What made me realize the danger of stretching an explanation into an excuse was just another normal instance of the above during a capoeira class: I couldn’t quite get a certain move, and sure enough…”your technique’s fine; it’s just strength”.  By then, I think I’d heard this message often enough that my mind reached a certain point and almost got sucked into some sort of ironic backwards somersault: “Okay, you would be good if you were stronger.  So basically, you are good, since the only thing missing is strength, and you can’t help that so it’s not your fault, especially with the floreio effect in play.” (The unsaid implication: “So now you can rest on your system-is-against-me laurels and become a complacent capoeira student.”)

So obviously, a few problems with that. Firstly, lack of strength is definitely not “the one thing missing”; it’s the weakest point, but that doesn’t automatically mean I’m particularly good at all the other stuff.  Secondly, not having more strength is my fault if I know that’s the problem but still do nothing about fixing it when I have the means to. (Just so you know, I started working out regularly for the first time in my life this past summer, precisely to get stronger for capoeira, and that was before all this came up. And yes, I am proud of myself for actually having kept it up, thank you very much. 😛 )

Finally, what?! “Would be” to “is” represents a somewhat large mental leap there.  It’s like that comic strip with a huge scientific equation on the chalkboard, and halfway through there’s step labelled “then a miracle happens”!  This is complacency: if I really did believe I was already “good” in all the non-strength aspects of capoeira (which I’m not, assuming good means “above average”), then it would be easy to blame all future non-success on lack of strength alone and not on possible weaknesses in those other areas. So then, I’d end up dismissive of moves I can’t get, stop paying attention to non-strength abilities, and ultimately become weakened in everything.  Complacency is sneaky like that.

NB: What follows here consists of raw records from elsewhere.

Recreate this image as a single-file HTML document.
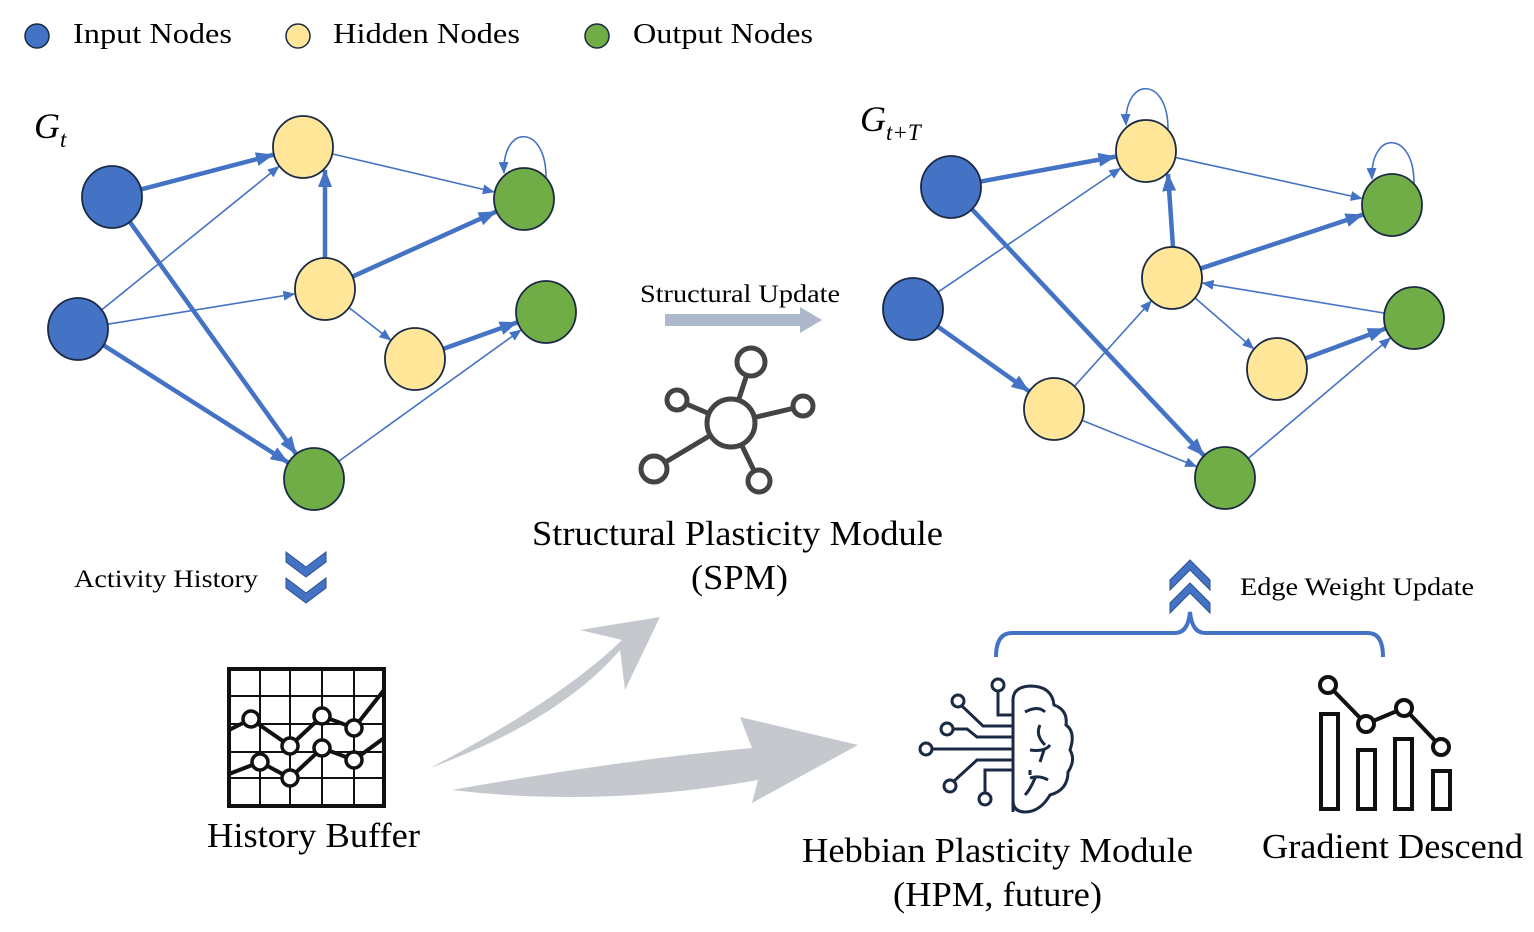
<!DOCTYPE html>
<html><head><meta charset="utf-8"><style>
html,body{margin:0;padding:0;background:#fff;}
svg{display:block;}
text{font-family:"Liberation Serif",serif;fill:#000;}
</style></head><body>
<svg id="s" width="1534" height="932" viewBox="0 0 1534 932" xmlns="http://www.w3.org/2000/svg">
<defs>
<marker id="at" markerUnits="userSpaceOnUse" markerWidth="12" markerHeight="10" refX="11" refY="5" orient="auto"><path d="M0,0 L12,5 L0,10 Z" fill="#4472C4"/></marker>
<marker id="ak" markerUnits="userSpaceOnUse" markerWidth="18" markerHeight="14" refX="17" refY="7" orient="auto"><path d="M0,0 L18,7 L0,14 Z" fill="#4472C4"/></marker>
</defs>
<!-- legend -->
<circle cx="37" cy="36" r="12" fill="#4472C4" stroke="#1a2a44" stroke-width="1.5"/>
<text x="73" y="43" font-size="29" textLength="159" lengthAdjust="spacingAndGlyphs">Input Nodes</text>
<circle cx="298" cy="36" r="12" fill="#FFE699" stroke="#1a2a44" stroke-width="1.5"/>
<text x="333" y="43" font-size="29" textLength="187" lengthAdjust="spacingAndGlyphs">Hidden Nodes</text>
<circle cx="597" cy="36" r="12" fill="#70AD47" stroke="#1a2a44" stroke-width="1.5"/>
<text x="633" y="43" font-size="29" textLength="180" lengthAdjust="spacingAndGlyphs">Output Nodes</text>
<text x="34" y="138" font-size="36" font-style="italic">G<tspan font-size="23" dy="9">t</tspan></text>
<text x="860" y="131" font-size="36" font-style="italic">G<tspan font-size="23" dy="9">t+T</tspan></text>
<g id="edges"></g>
<g id="nodes"></g>
<!-- middle -->
<text x="640" y="302" font-size="25" textLength="200" lengthAdjust="spacingAndGlyphs">Structural Update</text>
<path d="M665,314 L800,314 L800,307 L822,320 L800,333 L800,326 L665,326 Z" fill="#adb9ca"/>
<g stroke="#444" stroke-width="5" fill="none">
<line x1="731" y1="423" x2="751" y2="362"/><line x1="731" y1="423" x2="677" y2="400"/><line x1="731" y1="423" x2="803" y2="406"/><line x1="731" y1="423" x2="654" y2="469"/><line x1="731" y1="423" x2="759" y2="481"/>
<circle cx="731" cy="423" r="24" fill="#fff"/><circle cx="751" cy="362" r="14" fill="#fff"/><circle cx="677" cy="400" r="10" fill="#fff"/><circle cx="803" cy="406" r="10" fill="#fff"/><circle cx="654" cy="469" r="13" fill="#fff"/><circle cx="759" cy="481" r="11" fill="#fff"/>
</g>
<text x="532" y="545" font-size="35" textLength="411" lengthAdjust="spacingAndGlyphs">Structural Plasticity Module</text>
<text x="691" y="589" font-size="35" textLength="97" lengthAdjust="spacingAndGlyphs">(SPM)</text>
<!-- activity history -->
<text x="74" y="587" font-size="25" textLength="184" lengthAdjust="spacingAndGlyphs">Activity History</text>
<g fill="#4472C4" stroke="#2f528f" stroke-width="1">
<path d="M286,552 L306,567 L326,552 L326,562 L306,577 L286,562 Z"/>
<path d="M286,578 L306,593 L326,578 L326,588 L306,603 L286,588 Z"/>
<path d="M1170,580 L1190,560 L1210,580 L1210,590 L1190,570 L1170,590 Z"/>
<path d="M1170,603 L1190,583 L1210,603 L1210,613 L1190,593 L1170,613 Z"/>
</g>
<text x="1240" y="595" font-size="25" textLength="234" lengthAdjust="spacingAndGlyphs">Edge Weight Update</text>
<path d="M996,657 Q996,633 1012,633 L1175,633 Q1188,633 1190,612 Q1192,633 1205,633 L1368,633 Q1383,633 1383,657" fill="none" stroke="#4472C4" stroke-width="4"/>
<!-- gray arrows -->
<path d="M430,768 Q560,700 622,640 L580,630 L660,617 L625,690 L620,650 Q560,720 430,768 Z" fill="#c5c9ce"/>
<path d="M452,790 Q620,760 752,748 L740,717 L858,745 L752,803 L758,780 Q600,808 452,790 Z" fill="#c5c9ce"/>
<!-- history buffer -->
<g stroke="#111" fill="none">
<rect x="229" y="669" width="155" height="137" stroke-width="4"/>
<g stroke-width="2"><line x1="260" y1="669" x2="260" y2="806"/><line x1="290" y1="669" x2="290" y2="806"/><line x1="322" y1="669" x2="322" y2="806"/><line x1="354" y1="669" x2="354" y2="806"/>
<line x1="229" y1="696" x2="384" y2="696"/><line x1="229" y1="724" x2="384" y2="724"/><line x1="229" y1="752" x2="384" y2="752"/><line x1="229" y1="778" x2="384" y2="778"/></g>
<polyline points="229,730 251,719 290,746 322,716 354,728 384,690" stroke-width="4"/>
<polyline points="229,774 260,762 290,778 322,748 354,760 384,738" stroke-width="4"/>
<g fill="#fff" stroke-width="3.5"><circle cx="251" cy="719" r="8"/><circle cx="290" cy="746" r="8"/><circle cx="322" cy="716" r="8"/><circle cx="354" cy="728" r="8"/><circle cx="260" cy="762" r="8"/><circle cx="290" cy="778" r="8"/><circle cx="322" cy="748" r="8"/><circle cx="354" cy="760" r="8"/></g>
</g>
<text x="207" y="847" font-size="35" textLength="213" lengthAdjust="spacingAndGlyphs">History Buffer</text>
<!-- brain -->
<g stroke="#1b2a44" stroke-width="3" fill="none">
<path d="M1013,812 L1013,700 Q1013,687 1030,686 Q1052,686 1054,705 Q1068,710 1066,725 Q1076,732 1070,750 Q1076,760 1068,772 Q1068,790 1050,795 Q1040,812 1025,812 Q1013,812 1013,800"/>
<path d="M1025,712 Q1038,705 1045,712 M1040,725 Q1035,735 1045,745 M1030,750 Q1045,752 1050,745 M1044,750 L1040,762 M1030,778 Q1040,775 1048,780 M1035,778 Q1030,790 1025,795 M1030,775 L1030,770"/>
<polyline points="998,691 998,715 1012,715"/>
<polyline points="962,706 983,726 1012,726"/>
<polyline points="953,729 967,729 977,737 1012,737"/>
<line x1="932" y1="749" x2="1012" y2="749"/>
<polyline points="954,781 977,760 1012,760"/>
<polyline points="985,793 985,770 1012,770"/>
<circle cx="998" cy="685" r="6"/><circle cx="958" cy="701" r="6"/><circle cx="947" cy="729" r="6"/><circle cx="926" cy="749" r="6"/><circle cx="950" cy="786" r="6"/><circle cx="985" cy="799" r="6"/>
</g>
<!-- gradient descent -->
<g stroke="#111" stroke-width="4" fill="none">
<rect x="1321" y="714" width="17" height="95"/><rect x="1358" y="750" width="17" height="59"/><rect x="1395" y="739" width="17" height="70"/><rect x="1433" y="771" width="17" height="38"/>
<polyline points="1328,685 1366,724 1404,708 1441,747"/>
<g fill="#fff"><circle cx="1328" cy="685" r="8"/><circle cx="1366" cy="724" r="8"/><circle cx="1404" cy="708" r="8"/><circle cx="1441" cy="747" r="8"/></g>
</g>
<text x="802" y="862" font-size="35" textLength="391" lengthAdjust="spacingAndGlyphs">Hebbian Plasticity Module</text>
<text x="893" y="906" font-size="35" textLength="209" lengthAdjust="spacingAndGlyphs">(HPM, future)</text>
<text x="1262" y="858" font-size="35" textLength="261" lengthAdjust="spacingAndGlyphs">Gradient Descend</text>
<script>
var NS="http://www.w3.org/2000/svg";
var C={i:"#4472C4",h:"#FFE699",o:"#70AD47"};
function graph(nodes,edges,loops){
 var eg=document.getElementById("edges"),ng=document.getElementById("nodes");
 edges.forEach(function(e){
  var a=nodes[e[0]],b=nodes[e[1]],thick=e[2],l=document.createElementNS(NS,"line");
  if(e[3]){l.setAttribute("x1",e[3][0]);l.setAttribute("y1",e[3][1]);l.setAttribute("x2",e[3][2]);l.setAttribute("y2",e[3][3]);}
  else{
  var dx=b[0]-a[0],dy=b[1]-a[1],d=Math.sqrt(dx*dx+dy*dy),r=30;
  l.setAttribute("x1",a[0]+dx/d*r);l.setAttribute("y1",a[1]+dy/d*r);
  l.setAttribute("x2",b[0]-dx/d*(r+1));l.setAttribute("y2",b[1]-dy/d*(r+1));}
  l.setAttribute("stroke","#4472C4");l.setAttribute("stroke-width",thick?4.5:1.6);
  l.setAttribute("marker-end",thick?"url(#ak)":"url(#at)");eg.appendChild(l);
 });
 loops.forEach(function(k){
  var n=nodes[k];var p=document.createElementNS(NS,"path");
  p.setAttribute("d","M"+(n[0]+22)+","+(n[1]-22)+" C"+(n[0]+22)+","+(n[1]-75)+" "+(n[0]-22)+","+(n[1]-75)+" "+(n[0]-20)+","+(n[1]-26));
  p.setAttribute("fill","none");p.setAttribute("stroke","#4472C4");p.setAttribute("stroke-width",1.6);p.setAttribute("marker-end","url(#at)");eg.appendChild(p);
 });
 for(var k in nodes){var n=nodes[k];var c=document.createElementNS(NS,"ellipse");
  c.setAttribute("cx",n[0]);c.setAttribute("cy",n[1]);c.setAttribute("rx",30);c.setAttribute("ry",31);
  c.setAttribute("fill",C[k[0]]);c.setAttribute("stroke","#1a2a44");c.setAttribute("stroke-width",1.8);ng.appendChild(c);}
}
graph({i1:[112,197],i2:[78,329],h1:[303,147],h2:[325,289],h3:[415,359],o1:[524,199],o2:[546,312],o3:[314,479]},
[["i1","h1",1],["i1","o3",1],["i2","h1",0],["i2","h2",0],["i2","o3",1],["h2","h1",1,[325,258,325,170]],["h2","o1",1],["h1","o1",0],["h2","h3",0],["h3","o2",1],["o3","o2",0]],["o1"]);
graph({i1:[951,187],i2:[913,309],h1:[1146,151],h2:[1172,278],h3:[1054,409],h4:[1277,369],o1:[1392,205],o2:[1414,318],o3:[1225,478]},
[["i1","h1",1],["i2","h1",0],["i1","o3",1],["i2","h3",1],["h3","h2",0],["h3","o3",0],["h2","h1",1,[1173,247,1168,174]],["h2","o1",1],["h1","o1",0],["o2","h2",0],["h2","h4",0],["h4","o2",1],["o3","o2",0]],["h1","o1"]);
</script>
</svg>
</body></html>
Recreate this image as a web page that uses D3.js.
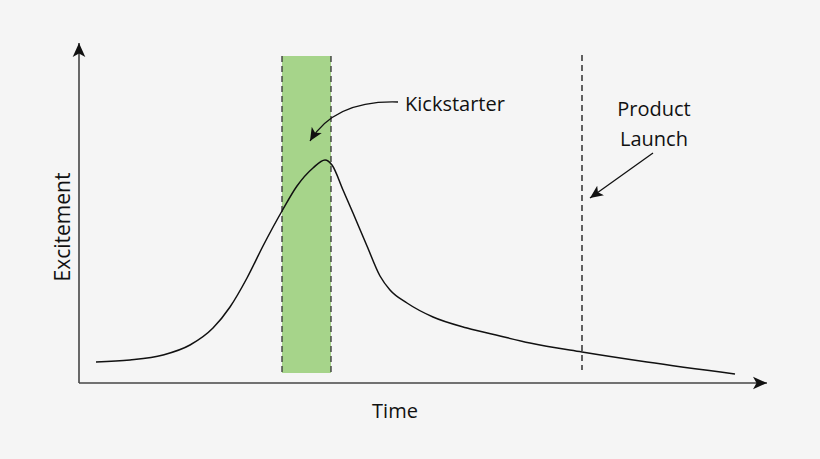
<!DOCTYPE html>
<html><head><meta charset="utf-8">
<script src="https://cdn.jsdelivr.net/npm/d3@7"></script>
<style>
html,body{margin:0;padding:0;background:#f5f5f5;}
svg{display:block;}
text{font-family:"Open Sans","Noto Sans",sans-serif;fill:#111;}
</style></head>
<body>
<svg id="c" width="820" height="459"></svg>
<script>
// Curve data: time (arbitrary units) vs excitement (arbitrary units)
const time = [17, 51, 84, 111, 134, 151, 168, 184, 203, 218, 234, 246, 253, 264, 274, 288, 301, 311, 328, 354, 388, 421, 451, 503, 568, 656];
const excitement = [21, 23, 28, 38, 55, 76, 105, 137, 172, 197, 215, 223, 218, 193, 170, 137, 107, 93, 80, 66, 55, 47, 40, 31, 21, 9];
// Kickstarter campaign window
const kickstarterWindow = [203, 252];
const bandRange = [10, 327];
// Product launch time
const launchTime = 503;
const launchRange = [13, 328];
const labels = {x: "Time", y: "Excitement", kick: "Kickstarter", launch: ["Product", "Launch"]};

const svg = d3.select("#c");
const x = d3.scaleLinear().domain([0, 688]).range([79, 767]);
const y = d3.scaleLinear().domain([0, 340]).range([383, 43]);

const defs = svg.append("defs");
defs.append("marker").attr("id","axArrow").attr("viewBox","0 0 10 10")
  .attr("refX",10).attr("refY",5).attr("markerWidth",16).attr("markerHeight",14)
  .attr("markerUnits","userSpaceOnUse").attr("orient","auto")
  .append("path").attr("d","M0,0.5 L10,5 L0,9.5 L2.5,5 Z").attr("fill","#111");
defs.append("marker").attr("id","annArrow").attr("viewBox","0 0 10 10")
  .attr("refX",10).attr("refY",5).attr("markerWidth",13).attr("markerHeight",13)
  .attr("markerUnits","userSpaceOnUse").attr("orient","auto")
  .append("path").attr("d","M0,0.5 L10,5 L0,9.5 L2.5,5 Z").attr("fill","#111");

// Kickstarter band
svg.append("rect")
  .attr("x", x(kickstarterWindow[0])).attr("width", x(kickstarterWindow[1]) - x(kickstarterWindow[0]))
  .attr("y", y(bandRange[1])).attr("height", y(bandRange[0]) - y(bandRange[1]))
  .attr("fill", "#a6d48a");
kickstarterWindow.forEach(t => {
  svg.append("line").attr("x1", x(t)).attr("x2", x(t))
    .attr("y1", y(bandRange[1])).attr("y2", y(bandRange[0]))
    .attr("stroke", "#333").attr("stroke-width", 1.3).attr("stroke-dasharray", "6,4");
});

// Product launch line
svg.append("line").attr("x1", x(launchTime)).attr("x2", x(launchTime))
  .attr("y1", y(launchRange[1])).attr("y2", y(launchRange[0]))
  .attr("stroke", "#111").attr("stroke-width", 1.3).attr("stroke-dasharray", "6,4");

// Axes
svg.append("path").attr("d", `M${x(0)},${y(0)} L${x(0)},${y(340)}`)
  .attr("stroke","#444").attr("stroke-width",1.6).attr("fill","none").attr("marker-end","url(#axArrow)");
svg.append("path").attr("d", `M${x(0)},${y(0)} L${x(688)},${y(0)}`)
  .attr("stroke","#444").attr("stroke-width",1.6).attr("fill","none").attr("marker-end","url(#axArrow)");

// Curve
const pts = time.map((t,i)=>[t, excitement[i]]);
const line = d3.line().x(d=>x(d[0])).y(d=>y(d[1])).curve(d3.curveMonotoneX);
svg.append("path").datum(pts).attr("d", line)
  .attr("fill","none").attr("stroke","#111").attr("stroke-width",1.5);

// Annotations
const kStart = [319, 281], kCtrl = [256, 283], kEnd = [231, 242];
svg.append("path")
  .attr("d", `M${x(kStart[0])},${y(kStart[1])} Q${x(kCtrl[0])},${y(kCtrl[1])} ${x(kEnd[0])},${y(kEnd[1])}`)
  .attr("fill","none").attr("stroke","#111").attr("stroke-width",1.3).attr("marker-end","url(#annArrow)");
svg.append("text").attr("x", x(326)).attr("y", y(272)).attr("font-size", 20).text(labels.kick);

const lStart = [574, 230], lEnd = [511, 185];
svg.append("path").attr("d", `M${x(lStart[0])},${y(lStart[1])} L${x(lEnd[0])},${y(lEnd[1])}`)
  .attr("fill","none").attr("stroke","#111").attr("stroke-width",1.3).attr("marker-end","url(#annArrow)");
labels.launch.forEach((s,i)=>{
  svg.append("text").attr("x", x(575)).attr("y", y(267) + i*30).attr("text-anchor","middle")
    .attr("font-size", 20).text(s);
});

svg.append("text").attr("x", 395).attr("y", 418).attr("text-anchor","middle").attr("font-size",20).text(labels.x);
svg.append("text").attr("transform","translate(70,227) rotate(-90)").attr("text-anchor","middle")
  .attr("font-size",21).text(labels.y);
</script>
</body></html>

Of course, that hasn’t really happened.  But it did make me realize the potential “trap” one could inadvertently slide into by investing too deeply in or drawing too deeply on the explanatory powers of a particular -ism.  It’s becoming complacent in the face of discrimination or extenuating circumstances, precisely because you’re so aware it exists. The ultimate irony is that if that happens, you will have kept yourself down even further than discrimination alone might have, completely defeating the purpose we have and learn about -isms in the first place.